# Problem to work on
Copy each line that contains the string "this".

═════ Source data

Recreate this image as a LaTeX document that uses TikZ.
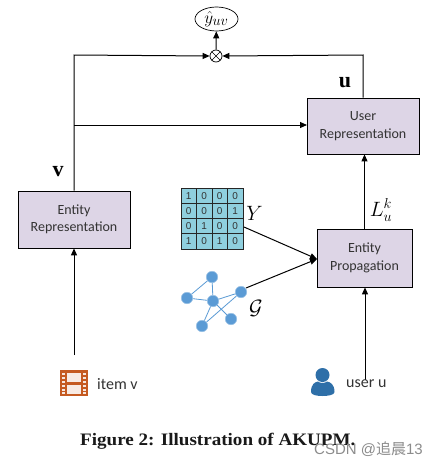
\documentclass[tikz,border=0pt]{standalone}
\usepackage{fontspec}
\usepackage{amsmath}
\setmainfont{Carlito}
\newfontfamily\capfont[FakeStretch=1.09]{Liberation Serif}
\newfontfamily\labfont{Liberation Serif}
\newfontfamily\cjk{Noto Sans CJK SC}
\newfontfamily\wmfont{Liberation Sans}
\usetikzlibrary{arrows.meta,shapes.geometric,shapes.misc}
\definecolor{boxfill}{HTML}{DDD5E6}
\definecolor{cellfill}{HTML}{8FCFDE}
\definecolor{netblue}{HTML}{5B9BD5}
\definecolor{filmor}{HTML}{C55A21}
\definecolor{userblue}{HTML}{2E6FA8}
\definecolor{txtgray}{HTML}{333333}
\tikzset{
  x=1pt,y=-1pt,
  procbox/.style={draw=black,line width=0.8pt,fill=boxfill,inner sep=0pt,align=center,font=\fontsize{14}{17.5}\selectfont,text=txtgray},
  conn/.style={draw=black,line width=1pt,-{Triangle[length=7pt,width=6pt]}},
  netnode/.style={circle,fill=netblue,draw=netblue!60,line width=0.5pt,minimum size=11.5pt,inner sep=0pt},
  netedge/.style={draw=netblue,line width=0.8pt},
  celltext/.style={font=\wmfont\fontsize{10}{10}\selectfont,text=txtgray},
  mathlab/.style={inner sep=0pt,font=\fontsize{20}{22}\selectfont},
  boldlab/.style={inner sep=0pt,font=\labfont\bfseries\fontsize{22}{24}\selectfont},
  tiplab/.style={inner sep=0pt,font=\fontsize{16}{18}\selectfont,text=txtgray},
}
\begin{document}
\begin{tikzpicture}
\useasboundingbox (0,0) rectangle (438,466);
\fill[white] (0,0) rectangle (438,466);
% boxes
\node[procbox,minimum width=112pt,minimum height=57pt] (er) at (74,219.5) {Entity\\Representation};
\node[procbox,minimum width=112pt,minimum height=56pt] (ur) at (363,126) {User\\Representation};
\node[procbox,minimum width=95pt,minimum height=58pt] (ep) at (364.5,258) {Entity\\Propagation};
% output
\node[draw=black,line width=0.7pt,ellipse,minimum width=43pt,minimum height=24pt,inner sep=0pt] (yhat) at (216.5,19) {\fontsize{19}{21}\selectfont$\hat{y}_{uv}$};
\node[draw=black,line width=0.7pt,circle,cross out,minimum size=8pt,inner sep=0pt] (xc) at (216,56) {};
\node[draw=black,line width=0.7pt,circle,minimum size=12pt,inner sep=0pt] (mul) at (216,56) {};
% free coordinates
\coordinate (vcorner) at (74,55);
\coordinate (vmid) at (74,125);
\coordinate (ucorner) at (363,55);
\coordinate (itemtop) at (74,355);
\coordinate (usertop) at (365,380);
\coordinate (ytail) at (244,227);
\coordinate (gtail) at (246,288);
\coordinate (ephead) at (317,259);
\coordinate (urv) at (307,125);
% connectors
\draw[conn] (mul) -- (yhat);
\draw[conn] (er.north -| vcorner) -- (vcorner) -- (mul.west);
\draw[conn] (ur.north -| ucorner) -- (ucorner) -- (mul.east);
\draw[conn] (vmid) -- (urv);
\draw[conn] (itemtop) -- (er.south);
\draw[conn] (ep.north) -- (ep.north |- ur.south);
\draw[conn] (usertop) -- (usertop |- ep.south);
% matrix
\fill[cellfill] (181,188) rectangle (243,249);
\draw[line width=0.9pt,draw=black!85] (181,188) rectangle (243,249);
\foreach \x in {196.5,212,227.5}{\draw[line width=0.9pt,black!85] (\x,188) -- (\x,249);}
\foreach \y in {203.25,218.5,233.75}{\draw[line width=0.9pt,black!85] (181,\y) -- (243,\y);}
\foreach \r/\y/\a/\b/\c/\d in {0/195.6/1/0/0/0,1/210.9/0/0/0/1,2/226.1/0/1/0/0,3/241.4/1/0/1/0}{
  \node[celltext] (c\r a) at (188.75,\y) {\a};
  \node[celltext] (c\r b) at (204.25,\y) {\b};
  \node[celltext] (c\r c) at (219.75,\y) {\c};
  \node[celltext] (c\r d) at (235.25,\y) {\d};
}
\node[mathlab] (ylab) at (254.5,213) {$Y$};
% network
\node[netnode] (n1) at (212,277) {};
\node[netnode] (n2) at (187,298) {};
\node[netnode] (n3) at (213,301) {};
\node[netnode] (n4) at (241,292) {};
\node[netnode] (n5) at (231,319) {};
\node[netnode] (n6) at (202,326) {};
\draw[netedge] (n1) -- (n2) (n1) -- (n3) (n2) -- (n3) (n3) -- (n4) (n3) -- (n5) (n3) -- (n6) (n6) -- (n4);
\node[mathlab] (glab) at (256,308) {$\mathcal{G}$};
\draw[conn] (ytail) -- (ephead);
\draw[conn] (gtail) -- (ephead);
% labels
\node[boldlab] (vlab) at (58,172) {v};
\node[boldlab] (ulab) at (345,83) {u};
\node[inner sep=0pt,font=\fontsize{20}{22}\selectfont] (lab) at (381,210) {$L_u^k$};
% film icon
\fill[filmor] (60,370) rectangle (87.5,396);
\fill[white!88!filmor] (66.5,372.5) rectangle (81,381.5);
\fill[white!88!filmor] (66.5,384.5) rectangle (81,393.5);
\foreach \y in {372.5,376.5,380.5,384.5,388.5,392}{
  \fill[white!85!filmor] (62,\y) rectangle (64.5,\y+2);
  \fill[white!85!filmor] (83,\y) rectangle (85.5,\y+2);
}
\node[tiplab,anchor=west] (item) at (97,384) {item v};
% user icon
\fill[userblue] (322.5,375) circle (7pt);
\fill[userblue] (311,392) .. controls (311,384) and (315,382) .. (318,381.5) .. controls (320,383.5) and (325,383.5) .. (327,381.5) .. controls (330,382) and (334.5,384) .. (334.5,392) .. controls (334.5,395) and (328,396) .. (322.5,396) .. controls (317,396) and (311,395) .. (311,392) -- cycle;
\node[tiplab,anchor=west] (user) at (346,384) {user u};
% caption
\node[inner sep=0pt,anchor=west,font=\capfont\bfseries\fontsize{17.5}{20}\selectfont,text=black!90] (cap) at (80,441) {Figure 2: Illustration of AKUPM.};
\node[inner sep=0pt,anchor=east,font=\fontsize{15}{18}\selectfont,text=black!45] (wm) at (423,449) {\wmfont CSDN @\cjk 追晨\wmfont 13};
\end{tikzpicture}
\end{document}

══════════
═════ Source data

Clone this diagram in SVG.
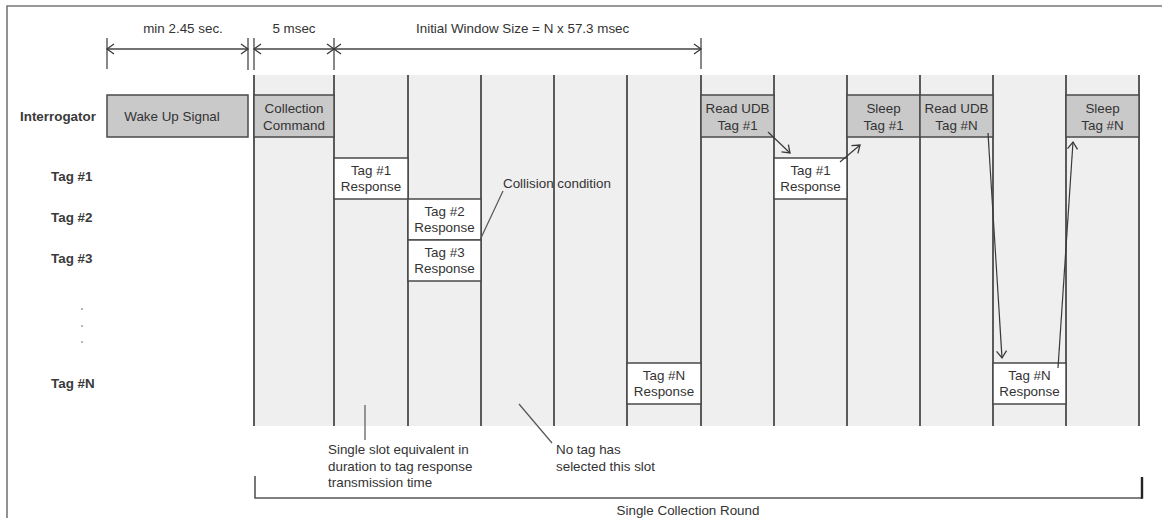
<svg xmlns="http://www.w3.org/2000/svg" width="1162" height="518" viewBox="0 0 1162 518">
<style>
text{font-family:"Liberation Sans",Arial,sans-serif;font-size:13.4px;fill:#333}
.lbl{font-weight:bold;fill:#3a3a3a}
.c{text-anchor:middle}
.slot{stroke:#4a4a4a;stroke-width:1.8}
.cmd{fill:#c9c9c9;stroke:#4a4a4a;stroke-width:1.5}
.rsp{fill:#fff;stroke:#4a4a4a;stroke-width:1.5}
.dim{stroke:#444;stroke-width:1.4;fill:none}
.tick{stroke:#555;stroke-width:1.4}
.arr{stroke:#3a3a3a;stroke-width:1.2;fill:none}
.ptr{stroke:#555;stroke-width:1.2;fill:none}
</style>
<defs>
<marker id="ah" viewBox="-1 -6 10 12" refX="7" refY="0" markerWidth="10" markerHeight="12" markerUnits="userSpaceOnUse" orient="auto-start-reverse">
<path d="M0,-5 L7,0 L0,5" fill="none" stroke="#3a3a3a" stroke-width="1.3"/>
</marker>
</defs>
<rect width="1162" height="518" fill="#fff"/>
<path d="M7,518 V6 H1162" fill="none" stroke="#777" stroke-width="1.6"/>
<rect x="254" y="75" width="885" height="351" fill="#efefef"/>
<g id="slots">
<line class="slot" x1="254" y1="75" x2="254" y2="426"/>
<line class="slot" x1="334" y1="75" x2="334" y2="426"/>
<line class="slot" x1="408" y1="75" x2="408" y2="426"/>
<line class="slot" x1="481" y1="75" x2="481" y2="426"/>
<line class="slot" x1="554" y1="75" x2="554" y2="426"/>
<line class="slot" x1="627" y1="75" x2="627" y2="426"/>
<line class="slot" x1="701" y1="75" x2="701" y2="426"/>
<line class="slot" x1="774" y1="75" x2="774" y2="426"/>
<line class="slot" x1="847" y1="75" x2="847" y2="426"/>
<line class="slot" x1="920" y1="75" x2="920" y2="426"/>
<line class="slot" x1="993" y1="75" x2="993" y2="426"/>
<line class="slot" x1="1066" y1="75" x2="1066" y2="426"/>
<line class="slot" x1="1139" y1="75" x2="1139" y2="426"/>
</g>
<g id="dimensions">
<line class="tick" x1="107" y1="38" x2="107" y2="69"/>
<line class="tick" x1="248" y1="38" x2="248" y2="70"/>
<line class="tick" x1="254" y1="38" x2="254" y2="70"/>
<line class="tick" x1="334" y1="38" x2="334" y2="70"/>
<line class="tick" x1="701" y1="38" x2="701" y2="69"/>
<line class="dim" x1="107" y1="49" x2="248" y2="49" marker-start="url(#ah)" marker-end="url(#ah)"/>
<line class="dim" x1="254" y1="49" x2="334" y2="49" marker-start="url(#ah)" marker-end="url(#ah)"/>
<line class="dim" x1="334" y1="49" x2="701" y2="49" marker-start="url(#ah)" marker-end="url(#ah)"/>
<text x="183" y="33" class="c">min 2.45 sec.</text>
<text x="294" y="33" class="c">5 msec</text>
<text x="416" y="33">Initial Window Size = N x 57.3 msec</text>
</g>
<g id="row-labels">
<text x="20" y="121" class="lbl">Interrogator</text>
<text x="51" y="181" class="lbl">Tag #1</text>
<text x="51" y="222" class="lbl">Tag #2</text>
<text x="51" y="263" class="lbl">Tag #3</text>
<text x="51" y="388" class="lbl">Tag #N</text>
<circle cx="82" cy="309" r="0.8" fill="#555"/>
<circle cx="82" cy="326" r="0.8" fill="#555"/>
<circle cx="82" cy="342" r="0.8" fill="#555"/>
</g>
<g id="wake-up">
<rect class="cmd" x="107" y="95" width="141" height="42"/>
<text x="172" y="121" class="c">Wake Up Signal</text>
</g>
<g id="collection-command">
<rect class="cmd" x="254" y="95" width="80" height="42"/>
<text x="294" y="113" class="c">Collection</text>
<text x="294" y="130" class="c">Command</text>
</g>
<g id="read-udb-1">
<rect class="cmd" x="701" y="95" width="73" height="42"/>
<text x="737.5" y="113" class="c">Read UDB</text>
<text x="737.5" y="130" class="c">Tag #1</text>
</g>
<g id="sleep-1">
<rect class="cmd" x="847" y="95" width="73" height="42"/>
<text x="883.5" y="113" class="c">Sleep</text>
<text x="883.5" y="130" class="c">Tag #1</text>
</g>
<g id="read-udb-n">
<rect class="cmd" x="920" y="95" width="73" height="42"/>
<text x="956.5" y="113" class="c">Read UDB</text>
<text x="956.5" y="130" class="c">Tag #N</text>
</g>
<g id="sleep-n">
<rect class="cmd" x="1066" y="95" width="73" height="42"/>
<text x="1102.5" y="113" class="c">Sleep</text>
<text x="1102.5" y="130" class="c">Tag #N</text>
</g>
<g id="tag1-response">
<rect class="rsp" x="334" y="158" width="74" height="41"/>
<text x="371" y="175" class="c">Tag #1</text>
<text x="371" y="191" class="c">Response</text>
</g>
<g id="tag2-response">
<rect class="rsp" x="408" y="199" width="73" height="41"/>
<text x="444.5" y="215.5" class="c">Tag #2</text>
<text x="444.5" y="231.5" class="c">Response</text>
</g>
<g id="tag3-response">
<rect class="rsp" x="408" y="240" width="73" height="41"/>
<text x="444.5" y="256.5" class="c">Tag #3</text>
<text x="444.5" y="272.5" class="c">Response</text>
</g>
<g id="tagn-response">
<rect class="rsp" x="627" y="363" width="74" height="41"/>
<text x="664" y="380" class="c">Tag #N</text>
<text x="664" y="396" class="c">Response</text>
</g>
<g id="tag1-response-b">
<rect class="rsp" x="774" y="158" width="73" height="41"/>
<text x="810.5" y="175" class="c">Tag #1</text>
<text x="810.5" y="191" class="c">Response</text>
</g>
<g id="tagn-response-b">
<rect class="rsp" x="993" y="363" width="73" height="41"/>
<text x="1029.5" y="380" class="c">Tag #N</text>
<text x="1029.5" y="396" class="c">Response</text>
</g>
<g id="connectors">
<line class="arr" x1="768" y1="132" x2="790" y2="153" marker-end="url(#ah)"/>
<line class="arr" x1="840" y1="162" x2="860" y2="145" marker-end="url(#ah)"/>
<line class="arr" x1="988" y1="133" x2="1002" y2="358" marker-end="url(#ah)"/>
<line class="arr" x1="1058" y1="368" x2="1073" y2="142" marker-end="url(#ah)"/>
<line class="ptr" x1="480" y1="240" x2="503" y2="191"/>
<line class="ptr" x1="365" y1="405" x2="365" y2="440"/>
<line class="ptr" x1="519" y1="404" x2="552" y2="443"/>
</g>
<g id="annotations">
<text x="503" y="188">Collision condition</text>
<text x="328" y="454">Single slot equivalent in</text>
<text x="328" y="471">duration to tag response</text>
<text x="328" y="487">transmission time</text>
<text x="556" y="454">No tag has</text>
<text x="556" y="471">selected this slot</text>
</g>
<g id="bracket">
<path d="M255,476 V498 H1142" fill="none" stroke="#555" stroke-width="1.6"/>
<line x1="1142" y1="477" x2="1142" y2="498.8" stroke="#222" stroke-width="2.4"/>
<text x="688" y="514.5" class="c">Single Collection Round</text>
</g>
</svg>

══════════
═════ Source data

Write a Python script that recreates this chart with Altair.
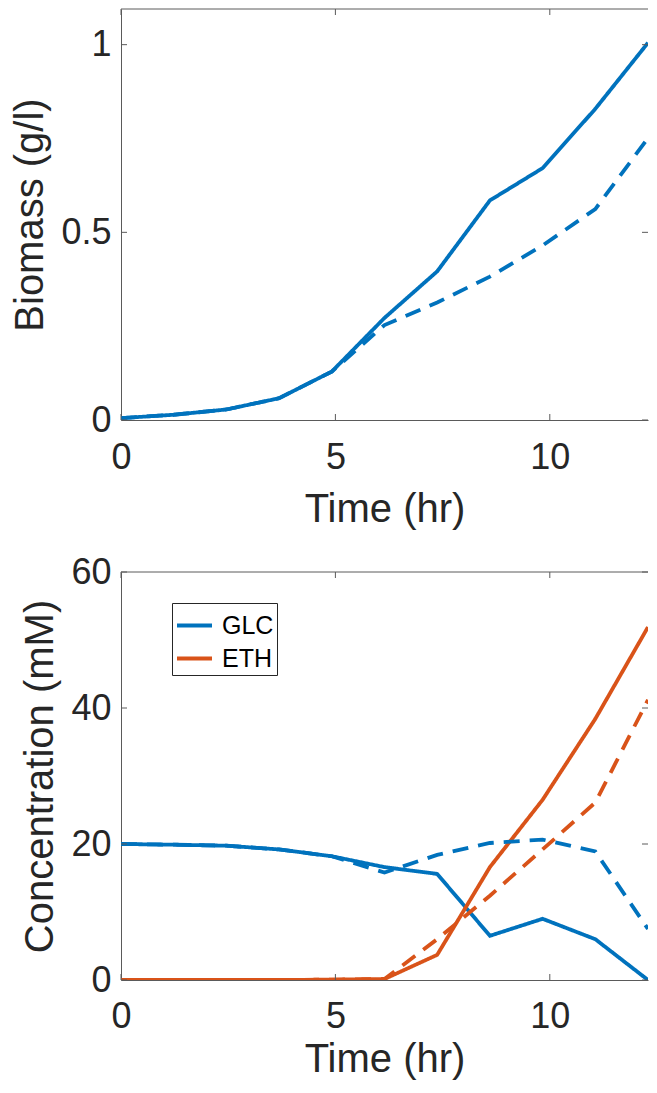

══════════

# Exercise answer
Recreate this image as a LaTeX document that uses TikZ.
Clone this diagram in SVG.
<text x="556" y="471">selected this slot</text>
Write a Python script that recreates this chart with Altair.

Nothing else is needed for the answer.